**Work to be completed**
Produce nothing but an exact copy of the lines from the one containing "Generate a LaTeX" through the one containing "width=154pt, minimum height=40pt]", and do not carry over pictures.

========================================================================

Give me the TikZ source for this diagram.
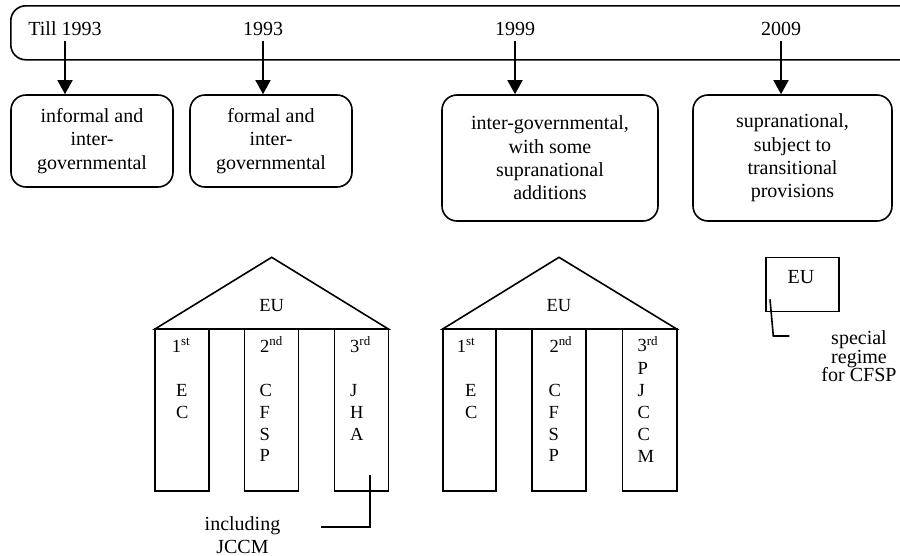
\documentclass[tikz,border=0pt]{standalone}
\usepackage{fontspec}
\setmainfont{Liberation Serif}
\usetikzlibrary{arrows.meta}
\begin{document}
\begin{tikzpicture}[x=1pt,y=-1pt,
  lw/.style={line width=1.6pt},
  txt/.style={font=\fontsize{20}{23.3}\selectfont, inner sep=0pt, align=center},
  pil/.style={font=\fontsize{18.5}{21.8}\selectfont, inner sep=0pt, anchor=base west},
  rbox/.style={draw, lw, rounded corners=15pt, align=center, font=\fontsize{20}{23.3}\selectfont, inner sep=0pt},
  arr/.style={lw, -{Triangle[length=14pt,width=15pt]}}
]
\useasboundingbox (0,0) rectangle (900,555);

% timeline band (runs off the right edge)
\node[draw, lw, rounded corners=15pt, minimum width=905pt, minimum height=54pt, anchor=north west, inner sep=0pt] (tl) at (10,5) {};

% years
\node[txt, anchor=base] (y1) at (65,35) {Till 1993};
\node[txt, anchor=base] (y2) at (263,35) {1993};
\node[txt, anchor=base] (y3) at (515,35) {1999};
\node[txt, anchor=base] (y4) at (781,35) {2009};

% stage boxes
\node[rbox, minimum width=162pt, minimum height=92pt] (b1) at (92,141) {informal and\\inter-\\governmental};
\node[rbox, minimum width=162pt, minimum height=92pt] (b2) at (271,141) {formal and\\inter-\\governmental};
\node[rbox, minimum width=216pt, minimum height=126pt] (b3) at (550,158) {inter-governmental,\\with some\\supranational\\additions};
\node[rbox, minimum width=199pt, minimum height=126pt] (b4) at (792.5,158) {supranational,\\subject to\\transitional\\provisions};

% arrows
\draw[arr] ([yshift=-6pt]y1.south) -- (y1.south |- b1.north);
\draw[arr] ([yshift=-6pt]y2.south) -- (y2.south |- b2.north);
\draw[arr] ([yshift=-6pt]y3.south) -- (y3.south |- b3.north);
\draw[arr] ([yshift=-6pt]y4.south) -- (y4.south |- b4.north);

% temple 1
\draw[lw, line join=miter] (155,329) -- (271.7,257.3) -- (388.3,329) -- cycle;
\draw[lw] (155,329) rectangle (209,491);
\draw[lw] (244.3,329) rectangle (298.3,491);
\draw[lw] (334.3,329) rectangle (388.3,491);
\node[pil, anchor=base] (t1eu) at (271.7,311.7) {EU};
\node[pil] (t1o1) at (171.7,352) {1\textsuperscript{st}};
\node[pil] (t1o2) at (260,352) {2\textsuperscript{nd}};
\node[pil] (t1o3) at (350,352) {3\textsuperscript{rd}};
\foreach \l [count=\i] in {E,C} \node[pil] (t1a\i) at (176,{396.7+21.7*(\i-1)}) {\l};
\foreach \l [count=\i] in {C,F,S,P} \node[pil] (t1b\i) at (259.3,{396.7+21.7*(\i-1)}) {\l};
\foreach \l [count=\i] in {J,H,A} \node[pil] (t1c\i) at (350,{396.7+21.7*(\i-1)}) {\l};

% temple 2
\draw[lw, line join=miter] (442.7,329) -- (559,257.3) -- (676.7,329) -- cycle;
\draw[lw] (442.7,329) rectangle (496,491);
\draw[lw] (531.7,329) rectangle (586,491);
\draw[lw] (622.3,329) rectangle (676.7,491);
\node[pil, anchor=base] (t2eu) at (559,311.7) {EU};
\node[pil] (t2o1) at (456.7,352) {1\textsuperscript{st}};
\node[pil] (t2o2) at (549.3,352) {2\textsuperscript{nd}};
\node[pil] (t2o3) at (637.3,351.7) {3\textsuperscript{rd}};
\foreach \l [count=\i] in {E,C} \node[pil] (t2a\i) at (465,{396.7+21.7*(\i-1)}) {\l};
\foreach \l [count=\i] in {C,F,S,P} \node[pil] (t2b\i) at (548.3,{396.7+21.7*(\i-1)}) {\l};
\foreach \l [count=\i] in {P,J,C,C,M} \node[pil] (t2c\i) at (637.3,{374.5+22*(\i-1)}) {\l};

% callout: including JCCM
\node[txt] (inc) at (242.5,535) {including\\JCCM};
\coordinate (c1a) at (370,475);
\coordinate (c1b) at (320.7,526.7);
\draw[lw] (c1a) |- (c1b);

% 2009 EU
\node[draw, lw, minimum width=73pt, minimum height=54pt, anchor=north west, inner sep=0pt] (eub) at (765,256.7) {};
\node[txt, anchor=base] (eut) at (801,283.3) {EU};
\node[font=\fontsize{20}{18.7}\selectfont, inner sep=0pt, align=center] (spec) at (859,356.3) {special\\regime\\for CFSP};
\coordinate (c2a) at (770,299.3);
\coordinate (c2b) at (773.3,336);
\coordinate (c2c) at (789.3,336);
\draw[lw] (c2a) -- (c2b) -- (c2c);
\end{tikzpicture}
\end{document}
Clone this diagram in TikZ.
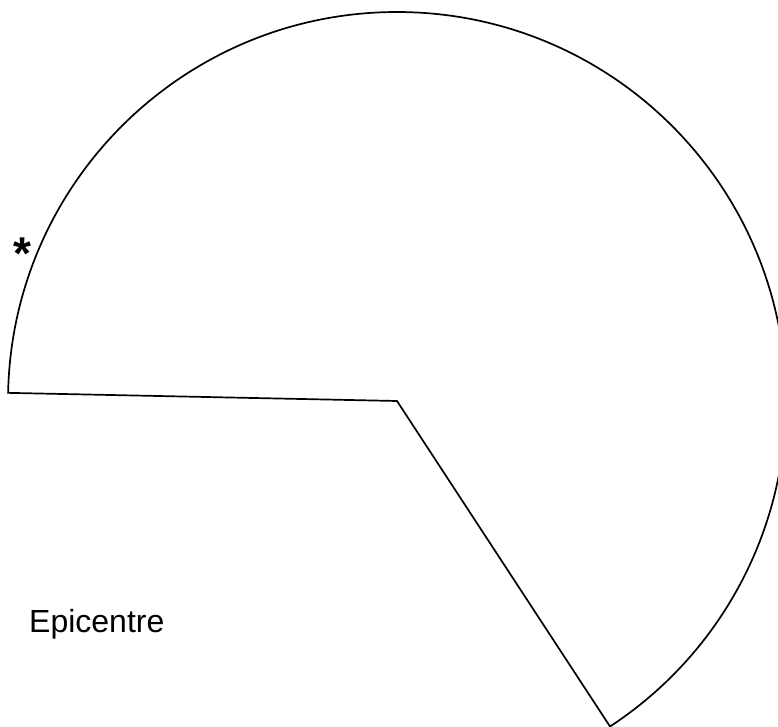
\documentclass[tikz,border=0pt]{standalone}
\usepackage{fontspec}
\setmainfont{Liberation Sans}
\usetikzlibrary{calc}
\begin{document}
\begin{tikzpicture}[x=1pt,y=1pt,
  outline/.style={draw=black, line width=1.7pt, line join=miter},
  label/.style={inner sep=0pt, font=\fontsize{32}{38}\selectfont},
  star/.style={inner sep=0pt, font=\bfseries\fontsize{46}{50}\selectfont}]
\useasboundingbox[fill=white] (0,0) rectangle (778,726);
\coordinate (c) at (397,325);
\draw[outline] (c) -- ++(178.8:389) arc[start angle=178.8, end angle=-56.8, radius=389] -- cycle;
\node[label, anchor=base west] (epi) at (29,94) {Epicentre};
\node[star] (ast) at (22,472) {*};
\end{tikzpicture}
\end{document}
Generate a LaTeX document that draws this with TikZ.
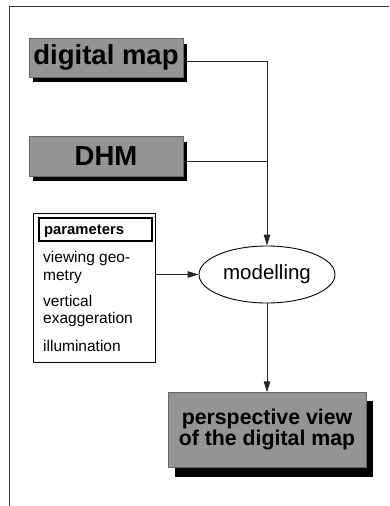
\documentclass[tikz,border=0pt]{standalone}
\usepackage{fontspec}
\setmainfont{Liberation Sans}
\usetikzlibrary{arrows.meta,shapes.geometric,calc}

\tikzset{
  flow/.style={line width=0.9pt, draw=black!85},
  arr/.style={flow, -{Triangle[length=11pt,width=6.5pt]}},
  databox/.style={rectangle, fill=black!42, draw=black!60, line width=0.4pt,
    inner sep=0pt, align=center, font=\bfseries\fontsize{27.5}{22}\selectfont},
  txt/.style={anchor=base west, inner sep=0pt, font=\fontsize{15.5}{17}\selectfont},
}

\begin{document}
\begin{tikzpicture}[x=1pt,y=-1pt]
  \useasboundingbox (0,0) rectangle (389,506);

  % open frame: top and left edges
  \coordinate (ftr) at (389,6);
  \coordinate (ftl) at (9,6);
  \coordinate (fbl) at (9,506);
  \draw[line width=0.8pt, black!80] (ftr) -- (ftl) -- (fbl);

  % drop shadows
  \fill[black] (33,44) rectangle (187,82);
  \fill[black] (33,142) rectangle (187,181);
  \fill[black] (175,401) rectangle (373,477);

  % source boxes
  \node[databox, minimum width=154pt, minimum height=39pt] (dmap) at (106,57.5) {digital map};
  \node[databox, minimum width=154pt, minimum height=40pt] (dhm) at (106,156) {DHM};

  % processing step
  \node[ellipse, draw, line width=0.9pt, minimum width=136pt, minimum height=57pt,
        inner sep=0pt, font=\fontsize{20.5}{22}\selectfont] (model) at (267,274.5) {modelling};

  % result box
  \node[databox, minimum width=198pt, minimum height=75pt,
        font=\bfseries\fontsize{21.3}{21}\selectfont] (view) at (267,430) {perspective view\\of the digital map};

  % parameter list
  \node[rectangle, draw, line width=0.8pt, minimum width=122pt, minimum height=149pt,
        inner sep=0pt] (params) at (94,287.5) {};
  \node[rectangle, draw, line width=1.2pt, minimum width=113pt, minimum height=23pt,
        inner sep=0pt] (ptitle) at (95.5,229.5) {};
  \node[txt, font=\bfseries\fontsize{14.8}{17}\selectfont] (t0) at (44,234) {parameters};
  \node[txt] (t1) at (43,262) {viewing geo-};
  \node[txt] (t2) at (43,280) {metry};
  \node[txt] (t3) at (43,306) {vertical};
  \node[txt] (t4) at (43,323) {exaggeration};
  \node[txt] (t5) at (43,351) {illumination};

  % connectors
  \coordinate (join1) at (267,61);
  \coordinate (join2) at (267,161);
  \draw[flow] ([xshift=4pt,yshift=-3.5pt]dmap.east) -- (join1);
  \draw[flow] ([xshift=4pt,yshift=-5pt]dhm.east) -- (join2);
  \draw[arr] (join1) -- (model.north);
  \draw[arr] (params.east |- model.west) -- (model.west);
  \draw[arr] (model.south) -- (model.south |- view.north);
\end{tikzpicture}
\end{document}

========================================================================

**Exercise result**
Generate a LaTeX document that draws this with TikZ.
\documentclass[tikz,border=0pt]{standalone}
\usepackage{fontspec}
\setmainfont{Liberation Sans}
\usetikzlibrary{arrows.meta,shapes.geometric,calc}

\tikzset{
  flow/.style={line width=0.9pt, draw=black!85},
  arr/.style={flow, -{Triangle[length=11pt,width=6.5pt]}},
  databox/.style={rectangle, fill=black!42, draw=black!60, line width=0.4pt,
    inner sep=0pt, align=center, font=\bfseries\fontsize{27.5}{22}\selectfont},
  txt/.style={anchor=base west, inner sep=0pt, font=\fontsize{15.5}{17}\selectfont},
}

\begin{document}
\begin{tikzpicture}[x=1pt,y=-1pt]
  \useasboundingbox (0,0) rectangle (389,506);

  % open frame: top and left edges
  \coordinate (ftr) at (389,6);
  \coordinate (ftl) at (9,6);
  \coordinate (fbl) at (9,506);
  \draw[line width=0.8pt, black!80] (ftr) -- (ftl) -- (fbl);

  % drop shadows
  \fill[black] (33,44) rectangle (187,82);
  \fill[black] (33,142) rectangle (187,181);
  \fill[black] (175,401) rectangle (373,477);

  % source boxes
  \node[databox, minimum width=154pt, minimum height=39pt] (dmap) at (106,57.5) {digital map};
  \node[databox, minimum width=154pt, minimum height=40pt] (dhm) at (106,156) {DHM};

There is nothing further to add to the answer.